Osborne also announced that the government had started negotiations on financial support for the Swansea Bay Tidal Lagoon. This would determine whether the project is “affordable and value for money for consumers, and whether it will drive down costs for tidal lagoon energy in the UK,” states the budget document. The project has not yet received planning consent.
Other new environment measures announced in the budget include:
- A 0.54 pence per litre rise in fuel duty planned for September will be cancelled. By the end of 2015-16, duty will have been frozen for five years, the longest freeze for more than two decades, Osborne said.
- Company cars emitting under 75 grams of carbon dioxide per kilometre (gCO2/km) will pay less tax. There will be a 3 percentage point differential between the 0-50 and 51-75gCO2 /km bands and between the 51-75 and 76-94gCO2 /km bands, the government said. Company car tax for vehicles emitting over 75gCO2/km will increase by three percentage points.
- Tax breaks for offshore oil and gas include: a new investment allowance to stimulate investment at all stages of the industry’s lifecycle; simplification of the existing system of offshore field allowances; and a reduction in the supplementary charge from 30% to 20% on top of the 2% cut announced in the autumn statement.
- A consultation on bringing planning notification arrangements for deep geothermal energy projects into line with those for onshore oil and gas.
- An extra £16.8 million for flood defence schemes in the next four years. This is in addition to the £240 million announced for the next six years in December 2014.
- Proposals for legislation for competitive tendering of onshore electricity transmission infrastructure to reduce construction costs.
- A marine protected area in the Pitcairn Islands, a British overseas territory in the south Pacific.
- Exploring alternative options with the Scottish coal industry to pay for the environmental liabilities resulting from unrestored opencast mines in Scotland.

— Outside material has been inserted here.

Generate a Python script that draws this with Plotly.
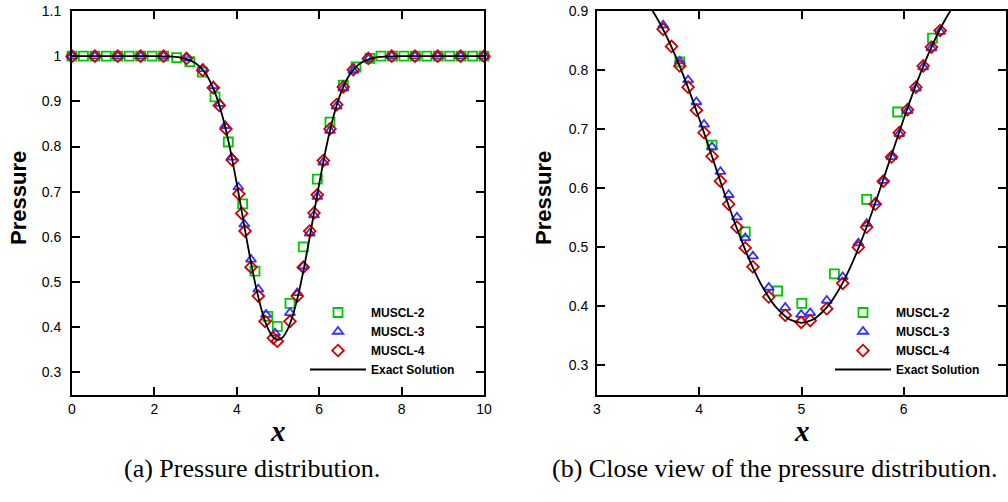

- An additional £4.2 million to tackle waste crime. Also, a "loss on ignition" test for waste fines will be implemented from 1 April. This aims to prevent waste materials being incorrectly described as ‘low rated’ in terms of landfill tax and will enable HMRC to crack down on misclassification of waste fines.
Reaction to the budget from the energy and environment sector was mostly negative.
Josh Fothergill, IEMA’s policy and engagement lead said: “The chancellor has given us little indication that his vision of the UK’s economic future will be driven by anything other than traditional economic metrics.
“This is a real disappointment for those businesses wanting to see the government provide the leadership that will help the UK be a winner in the race to build economic prosperity by resolving long-term sustainability challenges,” he said.
The Aldersgate Group said that the speech did little to acknowledge the important economic potential of environmental policies beyond support for a new tidal power scheme.
Greenpeace executive director John Sauven said that the potential support for the tidal lagoon does not make up for “six budgets of business bungs for fracking, tax breaks for oil giants, and neglect for the green technologies of the future”.
The UK Green Building Council said the budget was “barren” on energy efficiency, and criticised Osborne for not extending a scheme to give landlords up to £1,500 to install insulation. The scheme ends next month.